The partnership is one that stands to benefit both universities. Says Sherman: “SJTU doesn’t have the lab resources we have. It’s a good partnership. They gather and send the samples, we screen and develop.”
“Because China’s influence on science is only going to grow, this will set up both our labs for success.”
Wayne State University’s Michael Barbour knows a thing or two about supplying resources for successful learning. Barbour, Assistant Professor of Instructional Technology at Wayne State University’s College of Education, has made a name for himself in the relatively young field of distance learning.
“Distance learning is essentially when the student is physically distant from the teacher,” said Dr. Barbour. “This often happens in rural areas, where it is difficult to get highly qualified teachers in some of the more specialized, high demand areas, like mathematics, sciences, foreign languages. Distance learning allows students at schools that don’t have teachers in these areas to be able to take the course from a highly qualified teacher located somewhere else.”
Dr. Barbour has studied K-12 distance education in Canada extensively, from legislation and policy to implementation. And because of a reputation resulting from his research in his native Canada and his professional career here in the states, Dr. Barbour soon “became known as having one of the more international perspectives or background in my relatively new, relatively small field.” Several Ministries of Education in Canada have used Barbour’s reports as reference documents in their own internal reviews of their K-12 distance education policies.
Dr. Barbour has been working on research in New Zealand for the past five years. His international reputation has spread so far, in fact, that he now has the luxury of being much more selective when choosing research projects.

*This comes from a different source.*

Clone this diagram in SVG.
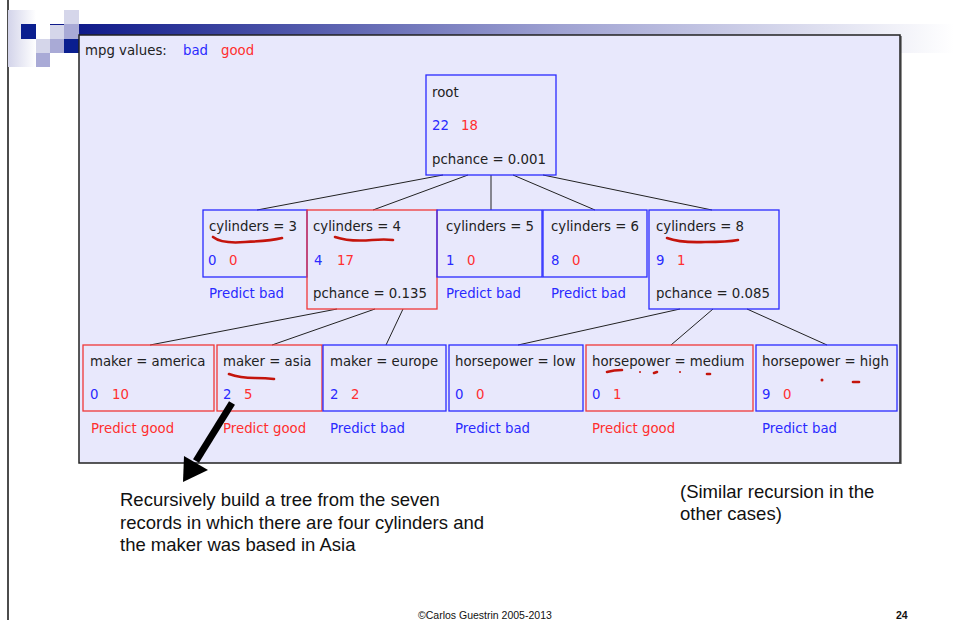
<svg xmlns="http://www.w3.org/2000/svg" width="954" height="620" viewBox="0 0 954 620">
  <defs>
    <linearGradient id="barGrad" x1="79" y1="0" x2="954" y2="0" gradientUnits="userSpaceOnUse">
      <stop offset="0" stop-color="#0f1a8a"/>
      <stop offset="0.55" stop-color="#9fa2d2"/>
      <stop offset="1" stop-color="#ffffff"/>
    </linearGradient>
    <linearGradient id="fadeGrad" x1="0" y1="0" x2="1" y2="0">
      <stop offset="0" stop-color="#d3d4ea"/>
      <stop offset="1" stop-color="#ffffff"/>
    </linearGradient>
    <style>
      .t { font-family: "DejaVu Sans", "Liberation Sans", sans-serif; font-size: 13.3px; }
      .k { fill: #222222; }
      .b { fill: #2a2aff; }
      .r { fill: #ff2f2f; }
      .boxb { fill: none; stroke: #2a2aff; stroke-width: 1.3; }
      .boxr { fill: none; stroke: #f03838; stroke-width: 1.3; }
      .edge { stroke: #222222; stroke-width: 1; fill: none; }
      .ink { stroke: #c4140c; stroke-width: 2.6; fill: none; stroke-linecap: round; }
      .note { font-family: "Liberation Sans", Arial, sans-serif; font-size: 18.5px; fill: #111111; }
    </style>
  </defs>

  <!-- slide background and left rule -->
  <rect x="0" y="0" width="954" height="620" fill="#ffffff"/>
  <line x1="8" y1="0" x2="8" y2="620" stroke="#111111" stroke-width="1.5"/>

  <!-- header ornament -->
  <g id="header">
    <rect x="8" y="10" width="28" height="57" fill="url(#fadeGrad)"/>
    <rect x="79" y="24" width="875" height="29" fill="url(#barGrad)"/>
    <rect x="50" y="24" width="29" height="1.5" fill="#0f1a8a"/>
    <rect x="21" y="24" width="15" height="15" fill="#0a1e8f"/>
    <rect x="50" y="25" width="14" height="14" fill="#d5d6ea"/>
    <rect x="64" y="10" width="15" height="14" fill="#d5d6ea"/>
    <rect x="64" y="24" width="15" height="15" fill="#a9aad6"/>
    <rect x="36" y="39" width="14" height="14" fill="#d5d6ea"/>
    <rect x="50" y="39" width="14" height="14" fill="#a9aad6"/>
    <rect x="64" y="39" width="15" height="14" fill="#0a1e8f"/>
    <rect x="36" y="53" width="14" height="14" fill="#a9aad6"/>
  </g>

  <!-- tree panel -->
  <rect x="79" y="35" width="821" height="428" fill="#e8e8fc" stroke="#222222" stroke-width="1.5"/>
  <line x1="901" y1="36" x2="901" y2="464" stroke="#222222" stroke-width="1"/>

  <g id="legend" class="t">
    <text x="85" y="55" class="k">mpg values:</text>
    <text x="183" y="55" class="b">bad</text>
    <text x="221" y="55" class="r">good</text>
  </g>

  <!-- connectors -->
  <g id="connectors">
    <line class="edge" x1="443" y1="175" x2="257" y2="210"/>
    <line class="edge" x1="468" y1="175" x2="373" y2="210"/>
    <line class="edge" x1="491" y1="175" x2="491" y2="210"/>
    <line class="edge" x1="513" y1="175" x2="595" y2="210"/>
    <line class="edge" x1="543" y1="175" x2="712" y2="210"/>
    <line class="edge" x1="337" y1="309" x2="150" y2="345"/>
    <line class="edge" x1="375" y1="309" x2="272" y2="345"/>
    <line class="edge" x1="403" y1="309" x2="386" y2="345"/>
    <line class="edge" x1="680" y1="309" x2="518" y2="345"/>
    <line class="edge" x1="713" y1="309" x2="671" y2="345"/>
    <line class="edge" x1="747" y1="309" x2="827" y2="345"/>
  </g>

  <!-- root -->
  <g id="root" class="t">
    <rect class="boxb" x="426" y="75" width="130" height="100"/>
    <text x="432" y="97" class="k">root</text>
    <text x="432" y="130" class="b">22</text>
    <text x="461" y="130" class="r">18</text>
    <text x="432" y="164" class="k">pchance = 0.001</text>
  </g>

  <!-- first split: cylinders -->
  <g id="cyl3" class="t">
    <rect class="boxb" x="203" y="210" width="104" height="67"/>
    <text x="209" y="231" class="k">cylinders = 3</text>
    <text x="208" y="265" class="b">0</text>
    <text x="229" y="265" class="r">0</text>
    <text x="209" y="298" class="b">Predict bad</text>
  </g>
  <g id="cyl4" class="t">
    <rect class="boxr" x="307" y="210" width="130" height="99"/>
    <text x="313" y="231" class="k">cylinders = 4</text>
    <text x="314" y="265" class="b">4</text>
    <text x="337" y="265" class="r">17</text>
    <text x="313" y="298" class="k">pchance = 0.135</text>
  </g>
  <g id="cyl5" class="t">
    <rect class="boxb" x="437" y="210" width="105" height="67"/>
    <text x="446" y="231" class="k">cylinders = 5</text>
    <text x="446" y="265" class="b">1</text>
    <text x="467" y="265" class="r">0</text>
    <text x="446" y="298" class="b">Predict bad</text>
  </g>
  <g id="cyl6" class="t">
    <rect class="boxb" x="543" y="210" width="104" height="67"/>
    <text x="551" y="231" class="k">cylinders = 6</text>
    <text x="551" y="265" class="b">8</text>
    <text x="572" y="265" class="r">0</text>
    <text x="551" y="298" class="b">Predict bad</text>
  </g>
  <g id="cyl8" class="t">
    <rect class="boxb" x="649" y="210" width="130" height="99"/>
    <text x="656" y="231" class="k">cylinders = 8</text>
    <text x="656" y="265" class="b">9</text>
    <text x="677" y="265" class="r">1</text>
    <text x="656" y="298" class="k">pchance = 0.085</text>
  </g>

  <!-- second split: maker -->
  <g id="america" class="t">
    <rect class="boxr" x="83" y="345" width="131" height="66"/>
    <text x="90" y="366" class="k">maker = america</text>
    <text x="90" y="399" class="b">0</text>
    <text x="112" y="399" class="r">10</text>
    <text x="91" y="433" class="r">Predict good</text>
  </g>
  <g id="asia" class="t">
    <rect class="boxr" x="217" y="345" width="105" height="66"/>
    <text x="223" y="366" class="k">maker = asia</text>
    <text x="223" y="399" class="b">2</text>
    <text x="244" y="399" class="r">5</text>
    <text x="223" y="433" class="r">Predict good</text>
  </g>
  <g id="europe" class="t">
    <rect class="boxb" x="323" y="345" width="123" height="66"/>
    <text x="330" y="366" class="k">maker = europe</text>
    <text x="330" y="399" class="b">2</text>
    <text x="351" y="399" class="r">2</text>
    <text x="330" y="433" class="b">Predict bad</text>
  </g>

  <!-- second split: horsepower -->
  <g id="hp-low" class="t">
    <rect class="boxb" x="449" y="345" width="134" height="66"/>
    <text x="455" y="366" class="k">horsepower = low</text>
    <text x="455" y="399" class="b">0</text>
    <text x="476" y="399" class="r">0</text>
    <text x="455" y="433" class="b">Predict bad</text>
  </g>
  <g id="hp-medium" class="t">
    <rect class="boxr" x="586" y="345" width="167" height="66"/>
    <text x="592" y="366" class="k">horsepower = medium</text>
    <text x="592" y="399" class="b">0</text>
    <text x="613" y="399" class="r">1</text>
    <text x="592" y="433" class="r">Predict good</text>
  </g>
  <g id="hp-high" class="t">
    <rect class="boxb" x="756" y="345" width="141" height="66"/>
    <text x="762" y="366" class="k">horsepower = high</text>
    <text x="762" y="399" class="b">9</text>
    <text x="783" y="399" class="r">0</text>
    <text x="762" y="433" class="b">Predict bad</text>
  </g>

  <!-- pen annotations -->
  <g id="ink">
    <path class="ink" d="M213 237 Q222 244 245 242 Q270 241 282 238"/>
    <path class="ink" d="M335 237 Q350 242 372 240 Q385 239 393 240"/>
    <path class="ink" d="M667 238 Q680 243 705 242 Q728 242 738 240"/>
    <path class="ink" d="M229 374 Q240 378 255 378 Q266 378 274 379"/>
    <path class="ink" d="M607 372 Q614 370 622 370"/>
    <circle cx="640" cy="372" r="1" fill="#c4140c"/>
    <path class="ink" d="M654 373 L657 372"/>
    <circle cx="680" cy="372" r="1" fill="#c4140c"/>
    <path class="ink" d="M707 374 L710 374"/>
    <circle cx="822" cy="380" r="1.5" fill="#c4140c"/>
    <path class="ink" d="M853 382 L859 382"/>
  </g>

  <!-- pointer to the asia branch -->
  <g id="pointer">
    <line x1="232" y1="403" x2="196" y2="461" stroke="#000000" stroke-width="7"/>
    <polygon points="183,482 184,456 208,470" fill="#000000"/>
  </g>

  <g id="notes" class="note">
    <text x="120" y="506">Recursively build a tree from the seven</text>
    <text x="120" y="528.5">records in which there are four cylinders and</text>
    <text x="120" y="551">the maker was based in Asia</text>
    <text x="680" y="498">(Similar recursion in the</text>
    <text x="680" y="520">other cases)</text>
  </g>

  <g id="footer" font-family="Liberation Sans, Arial, sans-serif" font-size="10.5px" fill="#111111">
    <text x="418" y="619">©Carlos Guestrin 2005-2013</text>
    <text x="896" y="619" font-weight="bold">24</text>
  </g>
</svg>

“Right now, I’d have to be honest and say that I get contacted much more frequently than I have to contact others,” Dr. Barbour said. “In fact, I often have to turn down opportunities — particularly for unfunded research projects — because of the number of potential collaborations.”
Each university involved in the URC understands the importance of international partnerships. Dr. Sherman sums it up best: “Science is an international enterprise now.”